** start **
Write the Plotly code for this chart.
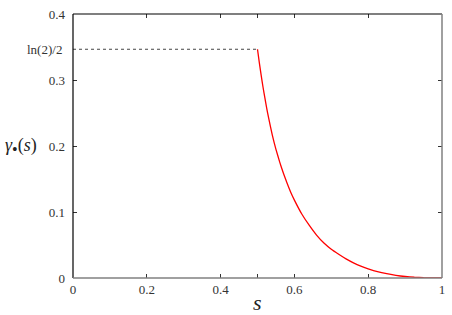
import math
import plotly.graph_objects as go

# data
s_vals = [0.500, 0.505, 0.510, 0.515, 0.520, 0.525, 0.530, 0.540, 0.550, 0.560,
          0.570, 0.580, 0.590, 0.600, 0.620, 0.640, 0.660, 0.680, 0.700, 0.720,
          0.740, 0.760, 0.780, 0.800, 0.825, 0.850, 0.875, 0.900, 0.925, 0.950,
          0.975, 1.000]
gamma_vals = [0.3466, 0.326, 0.307, 0.289, 0.273, 0.257, 0.243, 0.217, 0.195, 0.176,
              0.159, 0.144, 0.130, 0.118, 0.097, 0.080, 0.065, 0.053, 0.0435, 0.036,
              0.029, 0.023, 0.018, 0.014, 0.0097, 0.0065, 0.0041, 0.0023, 0.0011, 0.0004,
              0.0001, 0.0]
plateau_s = [0.0, 0.5]
plateau_level = math.log(2) / 2
plateau_vals = [plateau_level, plateau_level]

x_tickvals = [0, 0.2, 0.4, 0.6, 0.8, 1]
x_ticktext = ["0", "0.2", "0.4", "0.6", "0.8", "1"]
x_extra_tick = [0.5]
y_tickvals = [0, 0.1, 0.2, 0.3, 0.4]
y_ticktext = ["0", "0.1", "0.2", "0.3", "0.4"]

FONT = "Liberation Serif, DejaVu Serif, serif"
TICK_COLOR = "#333333"

fig = go.Figure()
fig.add_trace(go.Scatter(x=plateau_s, y=plateau_vals, mode="lines",
                         line=dict(color="#444444", width=1, dash="dot"),
                         showlegend=False))
fig.add_trace(go.Scatter(x=s_vals, y=gamma_vals, mode="lines",
                         line=dict(color="#ff0000", width=1.3, shape="spline", smoothing=0.5),
                         showlegend=False))

fig.update_layout(
    width=452, height=315,
    margin=dict(l=73, r=7, t=12, b=37),
    plot_bgcolor="white", paper_bgcolor="white",
    font=dict(family=FONT, size=13, color=TICK_COLOR),
    showlegend=False,
    xaxis=dict(range=[0, 1], tickmode="array", tickvals=x_tickvals, ticktext=x_ticktext,
               ticks="inside", ticklen=4, tickcolor=TICK_COLOR, tickwidth=1,
               minor=dict(tickmode="array", tickvals=x_extra_tick, ticks="inside",
                          ticklen=4, tickcolor=TICK_COLOR, tickwidth=1),
               mirror="ticks", showgrid=False, zeroline=False, showline=False,
               ticklabelstandoff=2,
               tickfont=dict(family=FONT, size=13, color=TICK_COLOR)),
    yaxis=dict(range=[0, 0.4], tickmode="array", tickvals=y_tickvals, ticktext=y_ticktext,
               ticks="inside", ticklen=4, tickcolor=TICK_COLOR, tickwidth=1,
               mirror="ticks", showgrid=False, zeroline=False, showline=False,
               ticklabelstandoff=7,
               tickfont=dict(family=FONT, size=13, color=TICK_COLOR)),
)

# frame: left/top black, bottom/right grey
fig.add_shape(type="line", xref="paper", yref="paper", x0=0, x1=0, y0=0, y1=1,
              line=dict(color="black", width=1.2))
fig.add_shape(type="line", xref="paper", yref="paper", x0=0, x1=1, y0=1, y1=1,
              line=dict(color="black", width=1.2))
fig.add_shape(type="line", xref="paper", yref="paper", x0=0, x1=1, y0=0, y1=0,
              line=dict(color="#808080", width=1.5))
fig.add_shape(type="line", xref="paper", yref="paper", x0=1, x1=1, y0=0, y1=1,
              line=dict(color="#808080", width=1.5))

# ln(2)/2 label
fig.add_annotation(x=0, xref="paper", y=plateau_level, yref="y", text="ln(2)/2",
                   showarrow=False, xanchor="right", xshift=-9,
                   font=dict(family=FONT, size=13, color=TICK_COLOR))
# axis titles
fig.add_annotation(x=-0.14, xref="paper", y=0.2, yref="y",
                   text="<i>γ</i><sub><span style='font-size:16px'>•</span></sub>(<i>s</i>)",
                   showarrow=False, xanchor="center", yanchor="middle",
                   font=dict(family=FONT, size=18, color="#222222"))
fig.add_annotation(x=0.5, xref="x", y=0, yref="paper", text="<i>s</i>",
                   showarrow=False, yanchor="top", yshift=-10,
                   font=dict(family=FONT, size=22, color="#222222"))

fig.write_html("out.html", config={"displayModeBar": False},
               post_script="document.body.style.margin='0';document.body.style.overflow='hidden';")
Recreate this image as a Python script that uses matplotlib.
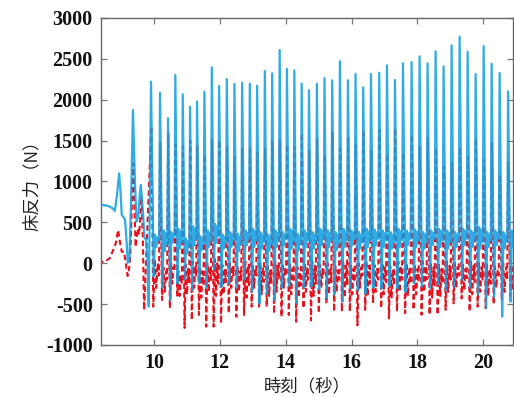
** end **
**What is required**
Restate the lines of the records exactly, starting at the first and stopping after the line with "import plotly.graph_objects as go". Leave out any picture.

**Correct output**
Write the Plotly code for this chart.
import math
import plotly.graph_objects as go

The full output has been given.